## Lecture #22: Random Sampling for Fast SVDs

Some clarifications from Monday’s lecture (and HW #5):

• Firstly, Akshay had a question about the Matrix Chernoff bound I mentioned in Lecture today — it seemed to have a weird scaling. The bound I stated said that for ${\beta > 0}$,

$\displaystyle \Pr[ \lambda_1(A_n - U) \geq \beta ] \leq d\cdot\exp\left\{- \frac{ \beta^2 n }{4R} \right\}.$

The worry was that if we scaled each little random variable by some ${K \geq 1}$, we would get

$\displaystyle \Pr[ K \lambda_1(A_n - U) \geq K \beta ] \leq d\cdot\exp\left\{- \frac{ (K\beta)^2 n }{4KR} \right\}.$

So the numerator of the exponent would increase from ${-\beta^2 n}$ to ${-(K\beta)^2 n}$ whereas the denominator would go from ${4R}$ to ${4KR}$. As ${K}$ gets large, we get better and better bounds for free. Super-fishy.

I went over it again, and the bound is almost correct: the fix is that the bound holds only for deviations ${\beta \in (0,1)}$. You will prove it in HW#5. (I updated HW #5 to reflect this missing upper bound on ${\beta}$; the upper bound on ${\beta}$ subtly but crucially comes into play in part 5(c).) This upper bound on ${\beta}$ means one can’t get arbitrarily better bounds for free by just scaling up the random variables.

However, you can get a little bit better: if you do try to play this scaling game, I think you can get a slightly better bound of

$\displaystyle d\cdot\exp\left\{ - \frac{\beta n}{4R} \right\}.$

(Follow the argument above but set ${K = 1/\beta}$ so that the deviation you want is about ${1}$, etc.) The resulting bound would improve the sampling-based SVD result from today’s lecture to ${s = O(r \log n/ \varepsilon^2)}$ sampled rows from the weaker bound of ${s = O(r \log n/ \varepsilon^4)}$ rows I claimed.

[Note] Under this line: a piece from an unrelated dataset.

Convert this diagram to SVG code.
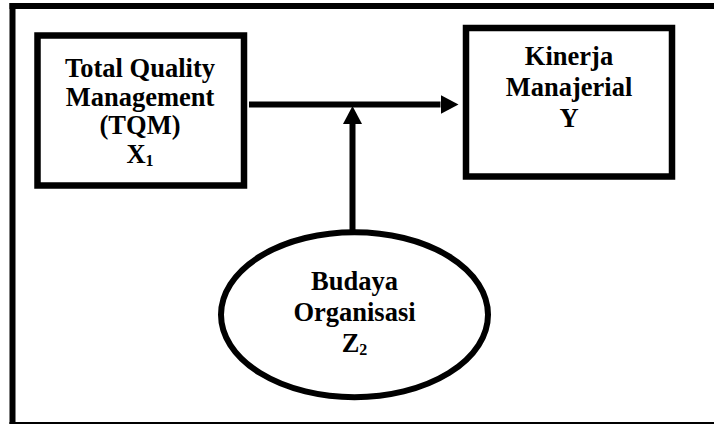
<svg xmlns="http://www.w3.org/2000/svg" width="714" height="424" viewBox="0 0 714 424">
<style>
.box{fill:#fff;stroke:#000;stroke-width:6.5}
.ell{fill:#fff;stroke:#000;stroke-width:6}
.lbl{font-weight:bold;font-size:26.5px;fill:#000;text-anchor:middle}
.sub{font-size:16px}
.con{stroke:#000;stroke-width:6;fill:none}
.frame{stroke:#000;fill:none}
</style>
<defs>
<marker id="ah" markerUnits="userSpaceOnUse" markerWidth="19" markerHeight="19" refX="0" refY="9.5" orient="auto">
<path d="M0,0 L18,9.5 L0,19 z" fill="#000"/>
</marker>
</defs>
<rect width="714" height="424" fill="#fff"/>
<g id="frame">
<line class="frame" x1="12.5" y1="3" x2="12.5" y2="424" stroke-width="6"/>
<line class="frame" x1="9.5" y1="6" x2="714" y2="6" stroke-width="6"/>
<line class="frame" x1="9.5" y1="423" x2="714" y2="423" stroke-width="2"/>
</g>
<g id="connectors">
<line class="con" x1="249" y1="104.5" x2="440.5" y2="104.5" marker-end="url(#ah)"/>
<line class="con" x1="352.5" y1="230" x2="352.5" y2="124" marker-end="url(#ah)"/>
</g>
<g font-family="'Liberation Serif', 'DejaVu Serif', serif">
<g id="node-tqm">
<rect class="box" x="37.5" y="35.5" width="206.5" height="150"/>
<text class="lbl" x="140" y="77">Total Quality</text>
<text class="lbl" x="140" y="105.5">Management</text>
<text class="lbl" x="140" y="134">(TQM)</text>
<text class="lbl" x="140" y="162.5">X<tspan class="sub" dy="3">1</tspan></text>
</g>
<g id="node-kinerja">
<rect class="box" x="466" y="28" width="206" height="148.5"/>
<text class="lbl" x="569" y="64.5">Kinerja</text>
<text class="lbl" x="569" y="95.5">Manajerial</text>
<text class="lbl" x="569" y="126.5">Y</text>
</g>
<g id="node-budaya">
<ellipse class="ell" cx="354.5" cy="314.7" rx="133.5" ry="82.5"/>
<text class="lbl" x="354.5" y="290">Budaya</text>
<text class="lbl" x="354.5" y="321">Organisasi</text>
<text class="lbl" x="354.5" y="352">Z<tspan class="sub" dy="3">2</tspan></text>
</g>
</g>
</svg>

• Secondly, for any real symmetric matrix ${A}$ assume the eigenvalues are ordered

$\displaystyle \lambda_1(A) \geq \lambda_2(A) \geq \cdots \geq \lambda_n(A).$

The statement I wanted to prove was the following: given ${A, B}$ real symmetric, we have that for all ${i}$,

$\displaystyle | \lambda_i(A) - \lambda_i(B) | \leq \| A - B \|_2.$

Akshay pointed out that it follows from the Weyl inequalities. These say that for all integers ${i,j}$ such that ${i+j-1 \leq n}$,

$\displaystyle \lambda_{i+j-1}(X+Y) \leq \lambda_i(X) + \lambda_j(Y).$

Hence setting ${j = 1}$, and setting ${X+Y = A}$ and ${X = B}$,

$\displaystyle \lambda_{i}(A) - \lambda_i(B) \leq \lambda_1(A-B).$

Similarly setting ${X+Y = B}$ and ${X = A}$, we get

$\displaystyle \lambda_{i}(B) - \lambda_i(A) \leq \lambda_1(B-A).$

Hence,

$\displaystyle | \lambda_{i}(A) - \lambda_i(B)| \leq \max\big(\lambda_1(A-B), \lambda_1(B-A)\big)$

$\displaystyle = \max\big(\lambda_1(A-B), -\lambda_n(A-B)\big) = \| A - B \|_2.$

• John found Rajendra Bhatia‘s book on Matrix Analysis quite readable.
• A clarification asked after class: all matrices in this class are indeed matrices over the reals.
• There are minor fixes to the HW, in particular to problem #5. Please look at the latest file online, changes are marked in red.